(Objective)
Return the data exactly, with all pictures removed.

(Material provided)

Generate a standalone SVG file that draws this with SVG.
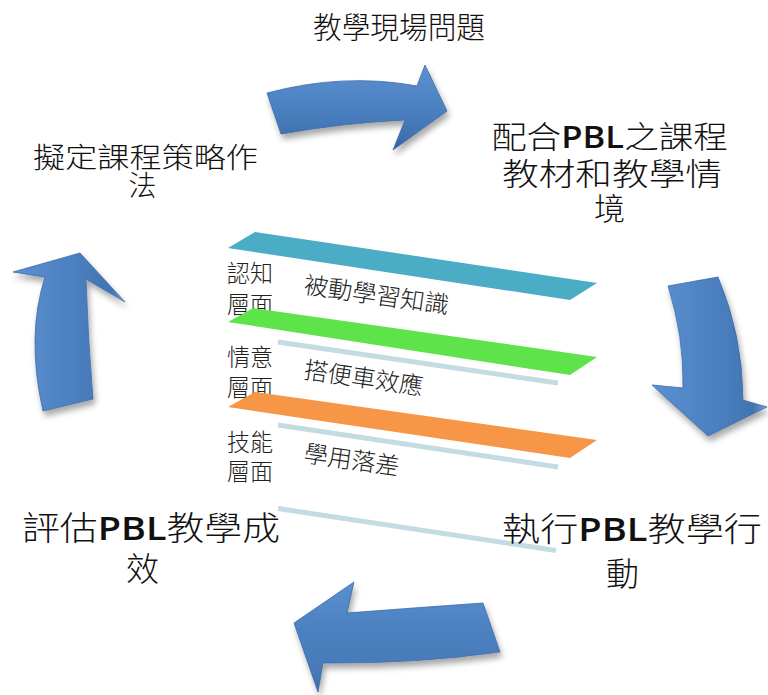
<svg xmlns="http://www.w3.org/2000/svg" width="768" height="695" viewBox="0 0 768 695">
  <defs>
    <style>
      .big { font-family: "Noto Sans CJK TC", "Noto Sans CJK SC", sans-serif; font-weight: 300; fill: #111111; }
      .pbl { font-family: "Open Sans", "Noto Sans", sans-serif; font-weight: 600; }
      .lbl { font-family: "Noto Sans CJK TC", "Noto Sans CJK SC", sans-serif; font-weight: 300; fill: #222222; font-size: 24px; }
      .guide { stroke: #c3dbe3; stroke-width: 5; stroke-linecap: butt; fill: none; }
      .arrow { stroke: #3c6ca6; stroke-width: 0.8; filter: url(#shadow); }
    </style>
    <linearGradient id="gV" x1="0" y1="0" x2="0" y2="1">
      <stop offset="0" stop-color="#5b90d2"/>
      <stop offset="0.55" stop-color="#4b7fbf"/>
      <stop offset="0.85" stop-color="#3f71ae"/>
      <stop offset="1" stop-color="#2f5d96"/>
    </linearGradient>
    <linearGradient id="gVr" x1="0" y1="1" x2="0" y2="0">
      <stop offset="0" stop-color="#3a68a3"/>
      <stop offset="0.15" stop-color="#4678b6"/>
      <stop offset="0.6" stop-color="#4d82c2"/>
      <stop offset="1" stop-color="#5a8fd0"/>
    </linearGradient>
    <linearGradient id="gH" x1="0" y1="0" x2="1" y2="0">
      <stop offset="0" stop-color="#5b90d2"/>
      <stop offset="0.6" stop-color="#4a7ebe"/>
      <stop offset="0.88" stop-color="#4174b2"/>
      <stop offset="1" stop-color="#6fa4e0"/>
    </linearGradient>
    <filter id="shadow" x="-20%" y="-20%" width="140%" height="150%">
      <feGaussianBlur in="SourceAlpha" stdDeviation="3"/>
      <feOffset dx="2" dy="5" result="b"/>
      <feComponentTransfer><feFuncA type="linear" slope="0.35"/></feComponentTransfer>
      <feMerge><feMergeNode/><feMergeNode in="SourceGraphic"/></feMerge>
    </filter>
  </defs>

  <rect width="768" height="695" fill="#ffffff"/>

  <!-- central layers -->
  <g id="layers">
    <g id="layer-cognitive">
      <polygon points="228,248 255,232 597,283 570,300" fill="#4bacc6"/>
      <text class="lbl"><tspan x="227" y="281.5" textLength="46" lengthAdjust="spacingAndGlyphs">認知</tspan><tspan x="227" y="313" textLength="46" lengthAdjust="spacingAndGlyphs">層面</tspan></text>
      <text class="lbl" x="303" y="293" transform="rotate(8.2 303 293)" textLength="146" lengthAdjust="spacingAndGlyphs">被動學習知識</text>
    </g>
    <g id="layer-affective">
      <polygon points="228,322 253,308 597,357 570,375" fill="#5ee34a"/>
      <line class="guide" x1="278" y1="342" x2="558" y2="383"/>
      <text class="lbl"><tspan x="227" y="366" textLength="46" lengthAdjust="spacingAndGlyphs">情意</tspan><tspan x="227" y="396" textLength="46" lengthAdjust="spacingAndGlyphs">層面</tspan></text>
      <text class="lbl" x="303" y="378" transform="rotate(8.2 303 378)" textLength="120" lengthAdjust="spacingAndGlyphs">搭便車效應</text>
    </g>
    <g id="layer-skill">
      <polygon points="228,407 255,392 597,440 570,458" fill="#f79646"/>
      <line class="guide" x1="278" y1="425" x2="558" y2="467"/>
      <text class="lbl"><tspan x="227" y="451" textLength="46" lengthAdjust="spacingAndGlyphs">技能</tspan><tspan x="227" y="480" textLength="46" lengthAdjust="spacingAndGlyphs">層面</tspan></text>
      <text class="lbl" x="303" y="461.5" transform="rotate(8.2 303 461.5)" textLength="96" lengthAdjust="spacingAndGlyphs">學用落差</text>
    </g>
    <line class="guide" x1="278" y1="508.5" x2="556" y2="550.5"/>
  </g>

  <!-- connectors: curved block arrows -->
  <g id="connectors">
    <path id="arrow-top" class="arrow" fill="url(#gV)" d="M267,93 Q344,72.5 417,86 L425,65 L447,111 L393,150 L405,120 Q343,123 281,134 Z"/>
    <path id="arrow-right" class="arrow" fill="url(#gH)" d="M668,286 L718,277 Q742.6,335 743,400 L767,407 L708,436 L652,385 L683,388 Q684,336 668,286 Z"/>
    <path id="arrow-bottom" class="arrow" fill="url(#gVr)" d="M483,603 L500,652 Q415,664 323,663 L318,692 L294,623 L354,582 L347,613 Q412,608 483,603 Z"/>
    <path id="arrow-left" class="arrow" fill="url(#gH)" d="M43,411 L93,399 Q88,341 86,279 L125,302 L80,253 L13,272 L45,277 Q26,336 43,411 Z"/>
  </g>

  <!-- nodes -->
  <g id="node-problem">
    <text class="big" x="313" y="38" font-size="30" textLength="172" lengthAdjust="spacingAndGlyphs">教學現場問題</text>
  </g>
  <g id="node-curriculum">
    <text class="big" font-size="31"><tspan x="492" y="148" textLength="236" lengthAdjust="spacingAndGlyphs">配合<tspan class="pbl">PBL</tspan>之課程</tspan><tspan x="502" y="184.5" textLength="220" lengthAdjust="spacingAndGlyphs">教材和教學情</tspan><tspan x="594" y="219.5">境</tspan></text>
  </g>
  <g id="node-action">
    <text class="big" font-size="33"><tspan x="502" y="541" textLength="260" lengthAdjust="spacingAndGlyphs">執行<tspan class="pbl">PBL</tspan>教學行</tspan><tspan x="606" y="586">動</tspan></text>
  </g>
  <g id="node-evaluate">
    <text class="big" font-size="33"><tspan x="22" y="540" textLength="258" lengthAdjust="spacingAndGlyphs">評估<tspan class="pbl">PBL</tspan>教學成</tspan><tspan x="126" y="581">效</tspan></text>
  </g>
  <g id="node-strategy">
    <text class="big" font-size="28"><tspan x="33" y="168" textLength="225" lengthAdjust="spacingAndGlyphs">擬定課程策略作</tspan><tspan x="128.5" y="196">法</tspan></text>
  </g>
</svg>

(Exercise response)
Generate a standalone SVG file that draws this with SVG.
<svg xmlns="http://www.w3.org/2000/svg" width="768" height="695" viewBox="0 0 768 695">
  <defs>
    <style>
      .big { font-family: "Noto Sans CJK TC", "Noto Sans CJK SC", sans-serif; font-weight: 300; fill: #111111; }
      .pbl { font-family: "Open Sans", "Noto Sans", sans-serif; font-weight: 600; }
      .lbl { font-family: "Noto Sans CJK TC", "Noto Sans CJK SC", sans-serif; font-weight: 300; fill: #222222; font-size: 24px; }
      .guide { stroke: #c3dbe3; stroke-width: 5; stroke-linecap: butt; fill: none; }
      .arrow { stroke: #3c6ca6; stroke-width: 0.8; filter: url(#shadow); }
    </style>
    <linearGradient id="gV" x1="0" y1="0" x2="0" y2="1">
      <stop offset="0" stop-color="#5b90d2"/>
      <stop offset="0.55" stop-color="#4b7fbf"/>
      <stop offset="0.85" stop-color="#3f71ae"/>
      <stop offset="1" stop-color="#2f5d96"/>
    </linearGradient>
    <linearGradient id="gVr" x1="0" y1="1" x2="0" y2="0">
      <stop offset="0" stop-color="#3a68a3"/>
      <stop offset="0.15" stop-color="#4678b6"/>
      <stop offset="0.6" stop-color="#4d82c2"/>
      <stop offset="1" stop-color="#5a8fd0"/>
    </linearGradient>
    <linearGradient id="gH" x1="0" y1="0" x2="1" y2="0">
      <stop offset="0" stop-color="#5b90d2"/>
      <stop offset="0.6" stop-color="#4a7ebe"/>
      <stop offset="0.88" stop-color="#4174b2"/>
      <stop offset="1" stop-color="#6fa4e0"/>
    </linearGradient>
    <filter id="shadow" x="-20%" y="-20%" width="140%" height="150%">
      <feGaussianBlur in="SourceAlpha" stdDeviation="3"/>
      <feOffset dx="2" dy="5" result="b"/>
      <feComponentTransfer><feFuncA type="linear" slope="0.35"/></feComponentTransfer>
      <feMerge><feMergeNode/><feMergeNode in="SourceGraphic"/></feMerge>
    </filter>
  </defs>

  <rect width="768" height="695" fill="#ffffff"/>

  <!-- central layers -->
  <g id="layers">
    <g id="layer-cognitive">
      <polygon points="228,248 255,232 597,283 570,300" fill="#4bacc6"/>
      <text class="lbl"><tspan x="227" y="281.5" textLength="46" lengthAdjust="spacingAndGlyphs">認知</tspan><tspan x="227" y="313" textLength="46" lengthAdjust="spacingAndGlyphs">層面</tspan></text>
      <text class="lbl" x="303" y="293" transform="rotate(8.2 303 293)" textLength="146" lengthAdjust="spacingAndGlyphs">被動學習知識</text>
    </g>
    <g id="layer-affective">
      <polygon points="228,322 253,308 597,357 570,375" fill="#5ee34a"/>
      <line class="guide" x1="278" y1="342" x2="558" y2="383"/>
      <text class="lbl"><tspan x="227" y="366" textLength="46" lengthAdjust="spacingAndGlyphs">情意</tspan><tspan x="227" y="396" textLength="46" lengthAdjust="spacingAndGlyphs">層面</tspan></text>
      <text class="lbl" x="303" y="378" transform="rotate(8.2 303 378)" textLength="120" lengthAdjust="spacingAndGlyphs">搭便車效應</text>
    </g>
    <g id="layer-skill">
      <polygon points="228,407 255,392 597,440 570,458" fill="#f79646"/>
      <line class="guide" x1="278" y1="425" x2="558" y2="467"/>
      <text class="lbl"><tspan x="227" y="451" textLength="46" lengthAdjust="spacingAndGlyphs">技能</tspan><tspan x="227" y="480" textLength="46" lengthAdjust="spacingAndGlyphs">層面</tspan></text>
      <text class="lbl" x="303" y="461.5" transform="rotate(8.2 303 461.5)" textLength="96" lengthAdjust="spacingAndGlyphs">學用落差</text>
    </g>
    <line class="guide" x1="278" y1="508.5" x2="556" y2="550.5"/>
  </g>

  <!-- connectors: curved block arrows -->
  <g id="connectors">
    <path id="arrow-top" class="arrow" fill="url(#gV)" d="M267,93 Q344,72.5 417,86 L425,65 L447,111 L393,150 L405,120 Q343,123 281,134 Z"/>
    <path id="arrow-right" class="arrow" fill="url(#gH)" d="M668,286 L718,277 Q742.6,335 743,400 L767,407 L708,436 L652,385 L683,388 Q684,336 668,286 Z"/>
    <path id="arrow-bottom" class="arrow" fill="url(#gVr)" d="M483,603 L500,652 Q415,664 323,663 L318,692 L294,623 L354,582 L347,613 Q412,608 483,603 Z"/>
    <path id="arrow-left" class="arrow" fill="url(#gH)" d="M43,411 L93,399 Q88,341 86,279 L125,302 L80,253 L13,272 L45,277 Q26,336 43,411 Z"/>
  </g>

  <!-- nodes -->
  <g id="node-problem">
    <text class="big" x="313" y="38" font-size="30" textLength="172" lengthAdjust="spacingAndGlyphs">教學現場問題</text>
  </g>
  <g id="node-curriculum">
    <text class="big" font-size="31"><tspan x="492" y="148" textLength="236" lengthAdjust="spacingAndGlyphs">配合<tspan class="pbl">PBL</tspan>之課程</tspan><tspan x="502" y="184.5" textLength="220" lengthAdjust="spacingAndGlyphs">教材和教學情</tspan><tspan x="594" y="219.5">境</tspan></text>
  </g>
  <g id="node-action">
    <text class="big" font-size="33"><tspan x="502" y="541" textLength="260" lengthAdjust="spacingAndGlyphs">執行<tspan class="pbl">PBL</tspan>教學行</tspan><tspan x="606" y="586">動</tspan></text>
  </g>
  <g id="node-evaluate">
    <text class="big" font-size="33"><tspan x="22" y="540" textLength="258" lengthAdjust="spacingAndGlyphs">評估<tspan class="pbl">PBL</tspan>教學成</tspan><tspan x="126" y="581">效</tspan></text>
  </g>
  <g id="node-strategy">
    <text class="big" font-size="28"><tspan x="33" y="168" textLength="225" lengthAdjust="spacingAndGlyphs">擬定課程策略作</tspan><tspan x="128.5" y="196">法</tspan></text>
  </g>
</svg>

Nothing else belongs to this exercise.